The power supply filter caps on the 102 are rated at 25 volts, but I think 20 volts would be safer. Or, would it be okay to run the 102 at 23 volts?

The rails on the preamp (110) are regulated (LM317/LM337), and an easy option would be to change the reference zener diodes from 22 V to 18 V. This should make the rail voltage about 19. The preamp has a lot of gain, so I could lose some rail voltage and probably not miss it. Are there any problems that could arise by dropping the rail voltage?
 
Hi,
what value of divider resistors are you using?
They should not cause so much draw that they drag down the regulated rails. Normally a voltage divider string should run with about 10 times the current that the circuit needs to minimise modulation of the tapped off voltage as current demand changes. This may be your problem.

A better solution would be a dropper resistor feeding an 18V Zener and use this to feed the lower rails of the head amp.

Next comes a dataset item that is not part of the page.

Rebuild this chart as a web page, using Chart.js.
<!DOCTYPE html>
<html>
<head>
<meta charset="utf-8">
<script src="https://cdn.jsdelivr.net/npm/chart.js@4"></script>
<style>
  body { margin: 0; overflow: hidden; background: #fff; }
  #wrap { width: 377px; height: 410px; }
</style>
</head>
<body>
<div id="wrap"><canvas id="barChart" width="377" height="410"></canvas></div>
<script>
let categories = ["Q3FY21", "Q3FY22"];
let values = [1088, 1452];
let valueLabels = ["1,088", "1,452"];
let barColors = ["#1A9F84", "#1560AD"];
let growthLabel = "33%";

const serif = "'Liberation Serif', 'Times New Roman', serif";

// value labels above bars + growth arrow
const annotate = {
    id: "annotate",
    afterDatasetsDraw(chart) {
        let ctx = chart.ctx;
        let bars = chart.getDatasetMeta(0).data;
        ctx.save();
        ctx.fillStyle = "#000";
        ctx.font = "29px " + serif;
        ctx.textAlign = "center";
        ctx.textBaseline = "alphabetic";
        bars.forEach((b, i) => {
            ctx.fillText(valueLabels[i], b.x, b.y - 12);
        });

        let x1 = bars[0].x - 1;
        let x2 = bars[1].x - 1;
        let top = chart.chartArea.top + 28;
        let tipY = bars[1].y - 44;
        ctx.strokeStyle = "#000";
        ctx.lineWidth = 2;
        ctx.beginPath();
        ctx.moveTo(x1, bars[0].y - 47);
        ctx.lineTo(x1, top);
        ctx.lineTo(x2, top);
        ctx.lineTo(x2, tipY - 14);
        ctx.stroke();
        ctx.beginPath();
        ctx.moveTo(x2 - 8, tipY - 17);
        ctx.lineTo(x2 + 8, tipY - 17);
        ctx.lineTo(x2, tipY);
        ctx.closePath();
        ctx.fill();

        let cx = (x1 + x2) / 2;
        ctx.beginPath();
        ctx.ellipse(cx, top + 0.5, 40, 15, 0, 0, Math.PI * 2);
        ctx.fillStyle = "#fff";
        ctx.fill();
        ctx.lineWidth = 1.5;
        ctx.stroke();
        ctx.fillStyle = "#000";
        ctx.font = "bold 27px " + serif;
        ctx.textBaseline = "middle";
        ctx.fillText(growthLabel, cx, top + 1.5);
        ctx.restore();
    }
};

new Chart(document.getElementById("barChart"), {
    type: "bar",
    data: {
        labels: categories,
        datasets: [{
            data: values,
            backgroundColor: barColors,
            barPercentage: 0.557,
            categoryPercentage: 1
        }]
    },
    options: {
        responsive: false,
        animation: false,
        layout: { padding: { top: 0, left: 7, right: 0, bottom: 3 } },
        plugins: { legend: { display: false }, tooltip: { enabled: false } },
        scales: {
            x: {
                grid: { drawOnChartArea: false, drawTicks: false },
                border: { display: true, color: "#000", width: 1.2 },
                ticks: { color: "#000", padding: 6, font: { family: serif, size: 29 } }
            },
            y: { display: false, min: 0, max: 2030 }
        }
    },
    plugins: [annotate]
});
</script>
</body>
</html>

All you need to do is remove the lower resistor and replace it with the Zener. You need to check the Zener stays in conduction at full head amp current and does not overheat at minimum head amp current. Carefull adjustment of the dropper resistor should achieve this. A 500mW Zener can run with a range of current from 2.8mA to 27mA. This maximum might be a little low so 1300mW Zener might be better or use a Zener referenced transistor as your lower rail voltage adjuster. You will need a decoupling cap on the Zener to help minimise abrupt voltage changes on the headamp supply, something in the range 100uF to 1000uF.

The gain of the 110 pre has nothing to do with the selection of the rail voltage. Rail voltage determines the maximum output voltage sent to the power amp. Gain determines the sensitivity to input voltage for a particular level of output voltage.

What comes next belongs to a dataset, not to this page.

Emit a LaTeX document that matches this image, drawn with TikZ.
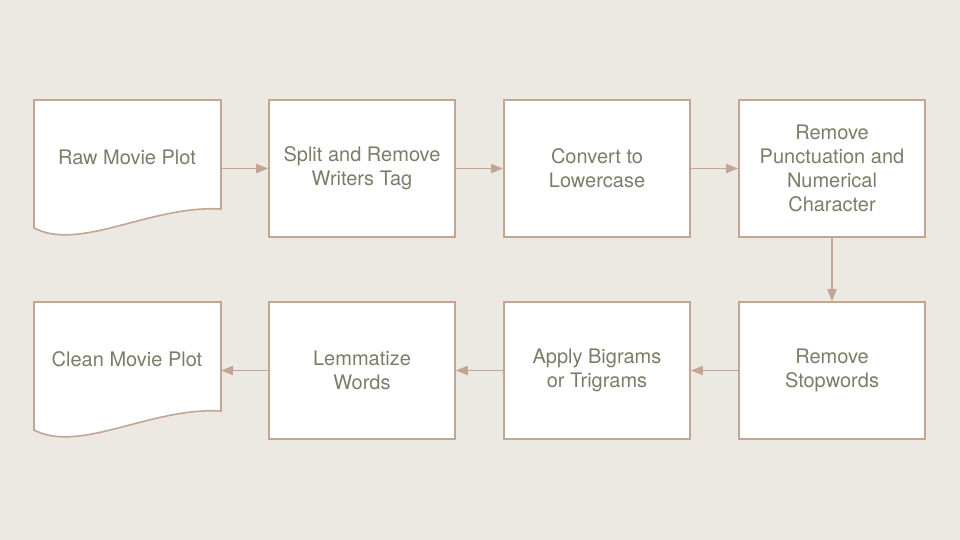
\documentclass[tikz,border=0pt]{standalone}
\usepackage{fontspec}
\setmainfont{TeX Gyre Heros}
\usepackage{tikz}
\usetikzlibrary{arrows.meta}

\definecolor{bgpaper}{HTML}{EBE9E2}
\definecolor{edgetan}{HTML}{C2A592}
\definecolor{textsage}{HTML}{7A7E68}

\begin{document}
\begin{tikzpicture}[x=1pt,y=-1pt,
    stepbox/.style={draw=edgetan,line width=1.6pt,fill=white,
        minimum width=186pt,minimum height=137pt,inner sep=0pt,
        text=textsage,align=center,font=\fontsize{20}{24}\selectfont},
    doctext/.style={text=textsage,align=center,font=\fontsize{20}{24}\selectfont},
    flow/.style={draw=edgetan,line width=1.6pt,-{Triangle[length=12pt,width=9pt]}}
]
% Background
\fill[bgpaper] (0,0) rectangle (960,540);
\useasboundingbox (0,0) rectangle (960,540);
% Documents
\coordinate (RawOut) at (221,168.5);
\draw[draw=edgetan,line width=1.6pt,fill=white,line join=miter]
    (34,100) -- (221,100) -- (221,209) .. controls (150,205) and (80,252) .. (34,228) -- cycle;
\draw (127,157) node[doctext] (Raw){Raw Movie Plot};
\coordinate (CleanIn) at (221,370.5);
\draw[draw=edgetan,line width=1.6pt,fill=white,line join=miter]
    (34,302) -- (221,302) -- (221,411) .. controls (150,407) and (80,454) .. (34,430) -- cycle;
\draw (127,359) node[doctext] (Clean){Clean Movie Plot};
% Steps, first row
\draw (362,168.5) node[stepbox] (Split){Split and Remove\\Writers Tag};
\draw (597,168.5) node[stepbox] (Lower){Convert to\\Lowercase};
\draw (832,168.5) node[stepbox] (Punct){Remove\\Punctuation and\\Numerical\\Character};
% Steps, second row
\draw (832,370.5) node[stepbox] (Stop){Remove\\Stopwords};
\draw (597,370.5) node[stepbox] (Gram){Apply Bigrams\\or Trigrams};
\draw (362,370.5) node[stepbox] (Lemma){Lemmatize\\Words};
% Connections
\draw[flow] (RawOut) -- (Split.west);
\draw[flow] (Split) -- (Lower);
\draw[flow] (Lower) -- (Punct);
\draw[flow] (Punct) -- (Stop);
\draw[flow] (Stop) -- (Gram);
\draw[flow] (Gram) -- (Lemma);
\draw[flow] (Lemma.west) -- (CleanIn);
\end{tikzpicture}
\end{document}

More important is the required input voltage to the power amp and the resistance of the pre amp to spiky interference. These combinations will determine a suitable maximum preamp rail voltage.
 
The solution turned out to be simple. There was a resistor (same value on each rail of course) on the main board in series with the rail taps that I used as inputs for the voltage divider. These resistors had too high a value. Once I changed them to an appropriate value, I got the current and voltage needed for the head amp. The original resistors are probaby correct for the head amps meant for the Hafler dh110 (the dh111 or dh112). The dh102 head amp (the one I have) is for the dh101 preamp.

Just the same, thanks for all of the advice. I should not have missed those resistors.